■ WORK TO BE COMPLETED ■
Retype the data exactly, from its first line to the line containing "edgecolor='black', linewidth=1.5, zorder=2)", including both, and skip any picture.
^^^^^^^^^^^^^^^^
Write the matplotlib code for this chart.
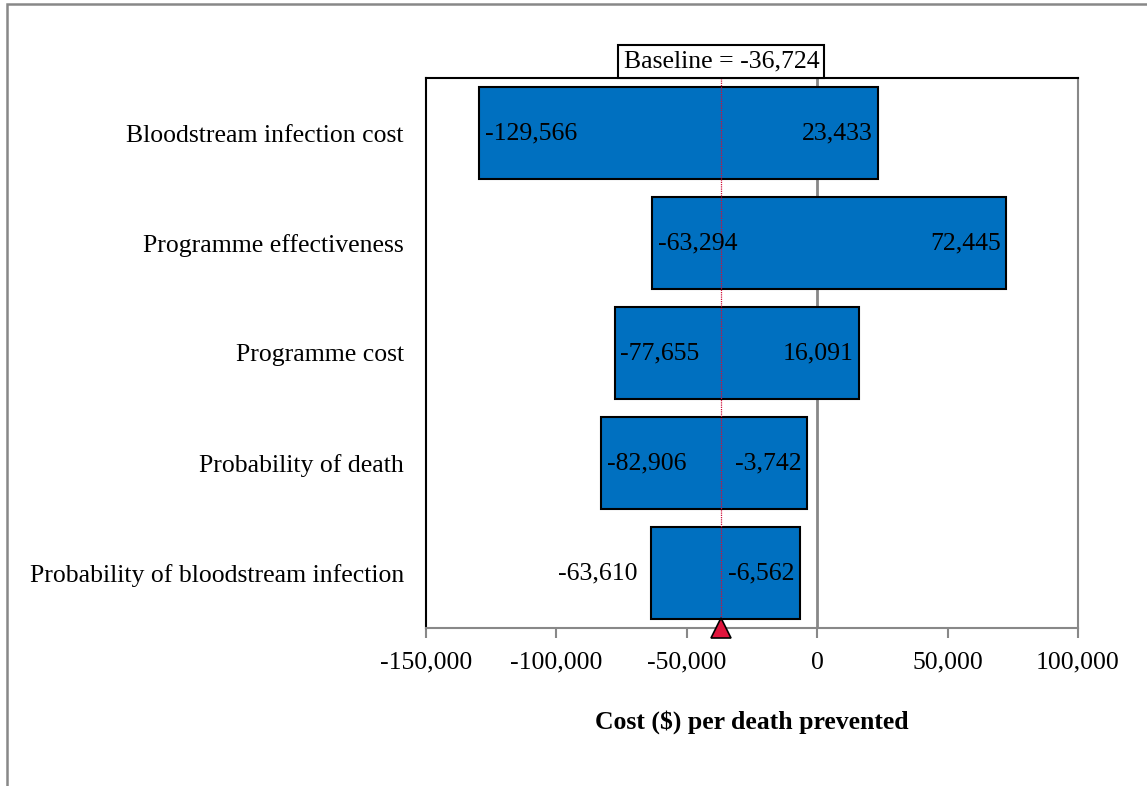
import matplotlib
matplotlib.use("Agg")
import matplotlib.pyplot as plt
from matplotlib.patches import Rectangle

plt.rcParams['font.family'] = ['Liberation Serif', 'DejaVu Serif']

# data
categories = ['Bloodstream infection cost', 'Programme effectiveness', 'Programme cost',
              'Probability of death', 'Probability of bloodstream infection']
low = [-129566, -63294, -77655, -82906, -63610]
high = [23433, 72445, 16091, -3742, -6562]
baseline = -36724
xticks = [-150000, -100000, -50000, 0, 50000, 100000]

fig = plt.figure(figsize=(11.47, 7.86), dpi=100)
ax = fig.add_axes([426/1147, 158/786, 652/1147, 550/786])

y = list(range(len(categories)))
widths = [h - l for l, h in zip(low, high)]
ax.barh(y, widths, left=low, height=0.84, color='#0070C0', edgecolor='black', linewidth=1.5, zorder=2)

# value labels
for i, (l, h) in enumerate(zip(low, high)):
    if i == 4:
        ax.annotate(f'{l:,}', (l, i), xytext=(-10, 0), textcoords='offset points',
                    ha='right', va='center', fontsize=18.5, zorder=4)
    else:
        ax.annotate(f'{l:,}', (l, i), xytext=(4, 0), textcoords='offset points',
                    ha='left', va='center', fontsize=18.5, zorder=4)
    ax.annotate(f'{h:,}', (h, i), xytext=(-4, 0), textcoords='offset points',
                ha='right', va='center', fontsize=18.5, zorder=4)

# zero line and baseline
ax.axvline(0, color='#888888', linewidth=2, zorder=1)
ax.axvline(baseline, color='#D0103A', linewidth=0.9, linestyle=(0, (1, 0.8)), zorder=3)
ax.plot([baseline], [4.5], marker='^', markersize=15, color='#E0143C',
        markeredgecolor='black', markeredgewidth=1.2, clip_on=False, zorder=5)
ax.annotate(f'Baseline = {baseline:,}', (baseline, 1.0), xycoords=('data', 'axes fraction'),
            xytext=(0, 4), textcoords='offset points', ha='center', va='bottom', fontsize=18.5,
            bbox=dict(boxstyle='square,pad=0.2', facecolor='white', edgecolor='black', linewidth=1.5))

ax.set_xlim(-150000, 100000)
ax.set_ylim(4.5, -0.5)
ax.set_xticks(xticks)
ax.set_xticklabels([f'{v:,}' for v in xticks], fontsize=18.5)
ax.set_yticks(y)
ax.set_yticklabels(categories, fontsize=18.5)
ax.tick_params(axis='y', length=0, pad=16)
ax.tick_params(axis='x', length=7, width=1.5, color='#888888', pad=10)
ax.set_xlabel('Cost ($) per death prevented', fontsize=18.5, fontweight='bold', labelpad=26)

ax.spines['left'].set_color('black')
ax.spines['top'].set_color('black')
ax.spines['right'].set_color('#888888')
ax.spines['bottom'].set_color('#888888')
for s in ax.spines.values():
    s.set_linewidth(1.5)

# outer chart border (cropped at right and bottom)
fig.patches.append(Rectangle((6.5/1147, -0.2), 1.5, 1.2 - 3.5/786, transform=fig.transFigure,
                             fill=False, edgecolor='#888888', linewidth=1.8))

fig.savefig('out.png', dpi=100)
^^^^^^^^^^^^^^^^
■ EXPECTED ANSWER ■
Write the matplotlib code for this chart.
import matplotlib
matplotlib.use("Agg")
import matplotlib.pyplot as plt
from matplotlib.patches import Rectangle

plt.rcParams['font.family'] = ['Liberation Serif', 'DejaVu Serif']

# data
categories = ['Bloodstream infection cost', 'Programme effectiveness', 'Programme cost',
              'Probability of death', 'Probability of bloodstream infection']
low = [-129566, -63294, -77655, -82906, -63610]
high = [23433, 72445, 16091, -3742, -6562]
baseline = -36724
xticks = [-150000, -100000, -50000, 0, 50000, 100000]

fig = plt.figure(figsize=(11.47, 7.86), dpi=100)
ax = fig.add_axes([426/1147, 158/786, 652/1147, 550/786])

y = list(range(len(categories)))
widths = [h - l for l, h in zip(low, high)]
ax.barh(y, widths, left=low, height=0.84, color='#0070C0', edgecolor='black', linewidth=1.5, zorder=2)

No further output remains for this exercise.